Exercise directions | Repeat the listing word for word. No pictures belong in the copy.

Available data |
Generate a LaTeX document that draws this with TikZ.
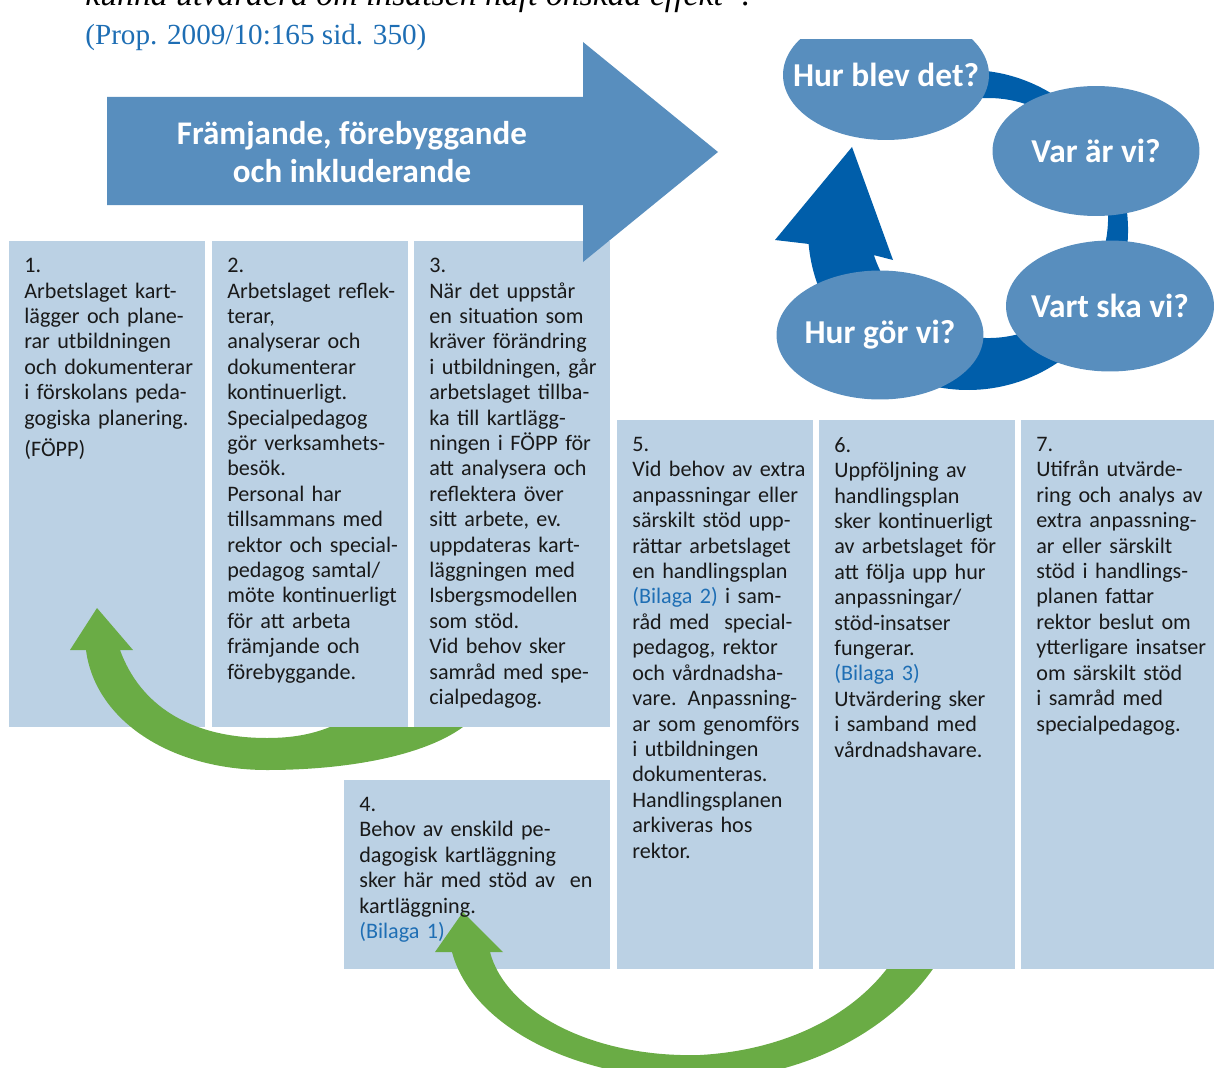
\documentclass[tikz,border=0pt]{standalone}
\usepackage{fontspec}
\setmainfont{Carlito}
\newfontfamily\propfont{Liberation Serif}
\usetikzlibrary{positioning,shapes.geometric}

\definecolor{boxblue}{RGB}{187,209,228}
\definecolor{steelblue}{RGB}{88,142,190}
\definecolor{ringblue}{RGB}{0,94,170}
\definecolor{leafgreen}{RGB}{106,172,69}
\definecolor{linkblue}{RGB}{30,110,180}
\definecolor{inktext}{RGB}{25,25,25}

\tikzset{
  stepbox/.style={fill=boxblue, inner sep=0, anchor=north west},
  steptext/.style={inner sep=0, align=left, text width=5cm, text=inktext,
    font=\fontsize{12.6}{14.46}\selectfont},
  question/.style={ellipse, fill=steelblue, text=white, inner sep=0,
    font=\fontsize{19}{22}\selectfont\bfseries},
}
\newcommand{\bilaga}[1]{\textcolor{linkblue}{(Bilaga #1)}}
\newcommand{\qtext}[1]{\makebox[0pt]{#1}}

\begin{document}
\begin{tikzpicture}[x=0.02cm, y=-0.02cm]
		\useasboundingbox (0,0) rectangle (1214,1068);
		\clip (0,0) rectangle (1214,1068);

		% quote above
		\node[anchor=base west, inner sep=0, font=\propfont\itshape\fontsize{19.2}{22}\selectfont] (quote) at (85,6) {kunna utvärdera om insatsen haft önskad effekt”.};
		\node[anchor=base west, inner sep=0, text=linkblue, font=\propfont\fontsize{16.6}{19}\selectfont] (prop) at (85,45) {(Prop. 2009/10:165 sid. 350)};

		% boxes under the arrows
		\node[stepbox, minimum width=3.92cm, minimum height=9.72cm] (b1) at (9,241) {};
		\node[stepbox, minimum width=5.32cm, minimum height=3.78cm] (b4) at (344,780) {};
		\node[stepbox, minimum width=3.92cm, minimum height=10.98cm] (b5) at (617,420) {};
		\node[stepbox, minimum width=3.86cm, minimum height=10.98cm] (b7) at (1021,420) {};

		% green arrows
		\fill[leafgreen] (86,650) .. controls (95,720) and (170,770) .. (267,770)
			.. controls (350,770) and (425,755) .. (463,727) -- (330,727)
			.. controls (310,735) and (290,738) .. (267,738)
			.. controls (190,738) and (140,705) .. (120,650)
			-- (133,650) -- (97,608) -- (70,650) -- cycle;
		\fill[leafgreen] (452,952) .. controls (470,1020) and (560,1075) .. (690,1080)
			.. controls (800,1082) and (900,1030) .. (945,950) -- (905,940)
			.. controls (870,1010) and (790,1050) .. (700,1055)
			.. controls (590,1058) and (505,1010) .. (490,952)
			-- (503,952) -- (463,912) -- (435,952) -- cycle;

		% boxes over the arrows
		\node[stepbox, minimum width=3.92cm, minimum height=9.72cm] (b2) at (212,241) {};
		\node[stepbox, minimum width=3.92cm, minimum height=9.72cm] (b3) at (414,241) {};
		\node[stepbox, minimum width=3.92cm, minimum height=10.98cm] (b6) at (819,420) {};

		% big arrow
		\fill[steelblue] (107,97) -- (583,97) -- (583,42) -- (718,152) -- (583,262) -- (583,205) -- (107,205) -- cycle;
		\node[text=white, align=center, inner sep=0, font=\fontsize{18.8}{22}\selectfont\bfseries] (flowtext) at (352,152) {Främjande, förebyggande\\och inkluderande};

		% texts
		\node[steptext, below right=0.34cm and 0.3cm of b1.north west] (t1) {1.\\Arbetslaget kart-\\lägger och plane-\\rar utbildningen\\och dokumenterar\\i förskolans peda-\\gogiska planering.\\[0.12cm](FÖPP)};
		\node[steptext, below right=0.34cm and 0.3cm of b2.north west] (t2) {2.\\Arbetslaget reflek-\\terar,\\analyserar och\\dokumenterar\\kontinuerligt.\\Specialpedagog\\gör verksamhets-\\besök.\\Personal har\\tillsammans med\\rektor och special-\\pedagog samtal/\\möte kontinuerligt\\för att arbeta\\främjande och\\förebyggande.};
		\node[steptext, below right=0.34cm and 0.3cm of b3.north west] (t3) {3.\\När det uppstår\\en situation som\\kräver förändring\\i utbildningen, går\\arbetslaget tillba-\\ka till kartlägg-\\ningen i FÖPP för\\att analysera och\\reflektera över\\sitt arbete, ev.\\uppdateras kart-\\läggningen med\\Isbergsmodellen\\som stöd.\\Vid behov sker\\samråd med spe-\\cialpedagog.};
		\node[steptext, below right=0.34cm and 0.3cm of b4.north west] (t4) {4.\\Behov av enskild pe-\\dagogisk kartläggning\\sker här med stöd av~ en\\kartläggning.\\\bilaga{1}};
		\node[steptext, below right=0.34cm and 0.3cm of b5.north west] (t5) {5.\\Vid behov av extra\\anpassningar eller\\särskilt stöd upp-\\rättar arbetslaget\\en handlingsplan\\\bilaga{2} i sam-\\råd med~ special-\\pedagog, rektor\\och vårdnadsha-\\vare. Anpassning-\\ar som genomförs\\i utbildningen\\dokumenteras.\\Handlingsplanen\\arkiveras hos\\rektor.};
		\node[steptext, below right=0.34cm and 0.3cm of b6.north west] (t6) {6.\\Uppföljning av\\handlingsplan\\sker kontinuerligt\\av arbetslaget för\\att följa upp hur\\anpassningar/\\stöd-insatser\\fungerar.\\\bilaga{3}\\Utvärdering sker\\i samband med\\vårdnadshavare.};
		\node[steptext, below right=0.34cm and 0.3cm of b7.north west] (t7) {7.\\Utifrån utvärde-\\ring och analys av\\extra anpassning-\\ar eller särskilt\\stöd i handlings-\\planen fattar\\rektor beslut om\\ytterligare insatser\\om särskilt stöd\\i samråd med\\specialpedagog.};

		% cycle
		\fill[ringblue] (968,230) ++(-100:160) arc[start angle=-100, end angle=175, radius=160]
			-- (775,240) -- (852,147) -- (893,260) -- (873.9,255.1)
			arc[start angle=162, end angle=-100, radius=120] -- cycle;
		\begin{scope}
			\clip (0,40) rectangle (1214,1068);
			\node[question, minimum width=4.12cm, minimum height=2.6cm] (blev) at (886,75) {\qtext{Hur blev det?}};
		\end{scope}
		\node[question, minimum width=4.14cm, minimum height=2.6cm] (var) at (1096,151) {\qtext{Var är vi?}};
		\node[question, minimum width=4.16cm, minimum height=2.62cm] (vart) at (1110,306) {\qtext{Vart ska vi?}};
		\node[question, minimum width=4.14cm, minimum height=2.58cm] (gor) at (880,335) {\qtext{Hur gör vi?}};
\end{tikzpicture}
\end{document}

The reply |
Generate a LaTeX document that draws this with TikZ.
\documentclass[tikz,border=0pt]{standalone}
\usepackage{fontspec}
\setmainfont{Carlito}
\newfontfamily\propfont{Liberation Serif}
\usetikzlibrary{positioning,shapes.geometric}

\definecolor{boxblue}{RGB}{187,209,228}
\definecolor{steelblue}{RGB}{88,142,190}
\definecolor{ringblue}{RGB}{0,94,170}
\definecolor{leafgreen}{RGB}{106,172,69}
\definecolor{linkblue}{RGB}{30,110,180}
\definecolor{inktext}{RGB}{25,25,25}

\tikzset{
  stepbox/.style={fill=boxblue, inner sep=0, anchor=north west},
  steptext/.style={inner sep=0, align=left, text width=5cm, text=inktext,
    font=\fontsize{12.6}{14.46}\selectfont},
  question/.style={ellipse, fill=steelblue, text=white, inner sep=0,
    font=\fontsize{19}{22}\selectfont\bfseries},
}
\newcommand{\bilaga}[1]{\textcolor{linkblue}{(Bilaga #1)}}
\newcommand{\qtext}[1]{\makebox[0pt]{#1}}

\begin{document}
\begin{tikzpicture}[x=0.02cm, y=-0.02cm]
		\useasboundingbox (0,0) rectangle (1214,1068);
		\clip (0,0) rectangle (1214,1068);

		% quote above
		\node[anchor=base west, inner sep=0, font=\propfont\itshape\fontsize{19.2}{22}\selectfont] (quote) at (85,6) {kunna utvärdera om insatsen haft önskad effekt”.};
		\node[anchor=base west, inner sep=0, text=linkblue, font=\propfont\fontsize{16.6}{19}\selectfont] (prop) at (85,45) {(Prop. 2009/10:165 sid. 350)};

		% boxes under the arrows
		\node[stepbox, minimum width=3.92cm, minimum height=9.72cm] (b1) at (9,241) {};
		\node[stepbox, minimum width=5.32cm, minimum height=3.78cm] (b4) at (344,780) {};
		\node[stepbox, minimum width=3.92cm, minimum height=10.98cm] (b5) at (617,420) {};
		\node[stepbox, minimum width=3.86cm, minimum height=10.98cm] (b7) at (1021,420) {};

		% green arrows
		\fill[leafgreen] (86,650) .. controls (95,720) and (170,770) .. (267,770)
			.. controls (350,770) and (425,755) .. (463,727) -- (330,727)
			.. controls (310,735) and (290,738) .. (267,738)
			.. controls (190,738) and (140,705) .. (120,650)
			-- (133,650) -- (97,608) -- (70,650) -- cycle;
		\fill[leafgreen] (452,952) .. controls (470,1020) and (560,1075) .. (690,1080)
			.. controls (800,1082) and (900,1030) .. (945,950) -- (905,940)
			.. controls (870,1010) and (790,1050) .. (700,1055)
			.. controls (590,1058) and (505,1010) .. (490,952)
			-- (503,952) -- (463,912) -- (435,952) -- cycle;

		% boxes over the arrows
		\node[stepbox, minimum width=3.92cm, minimum height=9.72cm] (b2) at (212,241) {};
		\node[stepbox, minimum width=3.92cm, minimum height=9.72cm] (b3) at (414,241) {};
		\node[stepbox, minimum width=3.92cm, minimum height=10.98cm] (b6) at (819,420) {};

		% big arrow
		\fill[steelblue] (107,97) -- (583,97) -- (583,42) -- (718,152) -- (583,262) -- (583,205) -- (107,205) -- cycle;
		\node[text=white, align=center, inner sep=0, font=\fontsize{18.8}{22}\selectfont\bfseries] (flowtext) at (352,152) {Främjande, förebyggande\\och inkluderande};

		% texts
		\node[steptext, below right=0.34cm and 0.3cm of b1.north west] (t1) {1.\\Arbetslaget kart-\\lägger och plane-\\rar utbildningen\\och dokumenterar\\i förskolans peda-\\gogiska planering.\\[0.12cm](FÖPP)};
		\node[steptext, below right=0.34cm and 0.3cm of b2.north west] (t2) {2.\\Arbetslaget reflek-\\terar,\\analyserar och\\dokumenterar\\kontinuerligt.\\Specialpedagog\\gör verksamhets-\\besök.\\Personal har\\tillsammans med\\rektor och special-\\pedagog samtal/\\möte kontinuerligt\\för att arbeta\\främjande och\\förebyggande.};
		\node[steptext, below right=0.34cm and 0.3cm of b3.north west] (t3) {3.\\När det uppstår\\en situation som\\kräver förändring\\i utbildningen, går\\arbetslaget tillba-\\ka till kartlägg-\\ningen i FÖPP för\\att analysera och\\reflektera över\\sitt arbete, ev.\\uppdateras kart-\\läggningen med\\Isbergsmodellen\\som stöd.\\Vid behov sker\\samråd med spe-\\cialpedagog.};
		\node[steptext, below right=0.34cm and 0.3cm of b4.north west] (t4) {4.\\Behov av enskild pe-\\dagogisk kartläggning\\sker här med stöd av~ en\\kartläggning.\\\bilaga{1}};
		\node[steptext, below right=0.34cm and 0.3cm of b5.north west] (t5) {5.\\Vid behov av extra\\anpassningar eller\\särskilt stöd upp-\\rättar arbetslaget\\en handlingsplan\\\bilaga{2} i sam-\\råd med~ special-\\pedagog, rektor\\och vårdnadsha-\\vare. Anpassning-\\ar som genomförs\\i utbildningen\\dokumenteras.\\Handlingsplanen\\arkiveras hos\\rektor.};
		\node[steptext, below right=0.34cm and 0.3cm of b6.north west] (t6) {6.\\Uppföljning av\\handlingsplan\\sker kontinuerligt\\av arbetslaget för\\att följa upp hur\\anpassningar/\\stöd-insatser\\fungerar.\\\bilaga{3}\\Utvärdering sker\\i samband med\\vårdnadshavare.};
		\node[steptext, below right=0.34cm and 0.3cm of b7.north west] (t7) {7.\\Utifrån utvärde-\\ring och analys av\\extra anpassning-\\ar eller särskilt\\stöd i handlings-\\planen fattar\\rektor beslut om\\ytterligare insatser\\om särskilt stöd\\i samråd med\\specialpedagog.};

		% cycle
		\fill[ringblue] (968,230) ++(-100:160) arc[start angle=-100, end angle=175, radius=160]
			-- (775,240) -- (852,147) -- (893,260) -- (873.9,255.1)
			arc[start angle=162, end angle=-100, radius=120] -- cycle;
		\begin{scope}
			\clip (0,40) rectangle (1214,1068);
			\node[question, minimum width=4.12cm, minimum height=2.6cm] (blev) at (886,75) {\qtext{Hur blev det?}};
		\end{scope}
		\node[question, minimum width=4.14cm, minimum height=2.6cm] (var) at (1096,151) {\qtext{Var är vi?}};
		\node[question, minimum width=4.16cm, minimum height=2.62cm] (vart) at (1110,306) {\qtext{Vart ska vi?}};
		\node[question, minimum width=4.14cm, minimum height=2.58cm] (gor) at (880,335) {\qtext{Hur gör vi?}};
\end{tikzpicture}
\end{document}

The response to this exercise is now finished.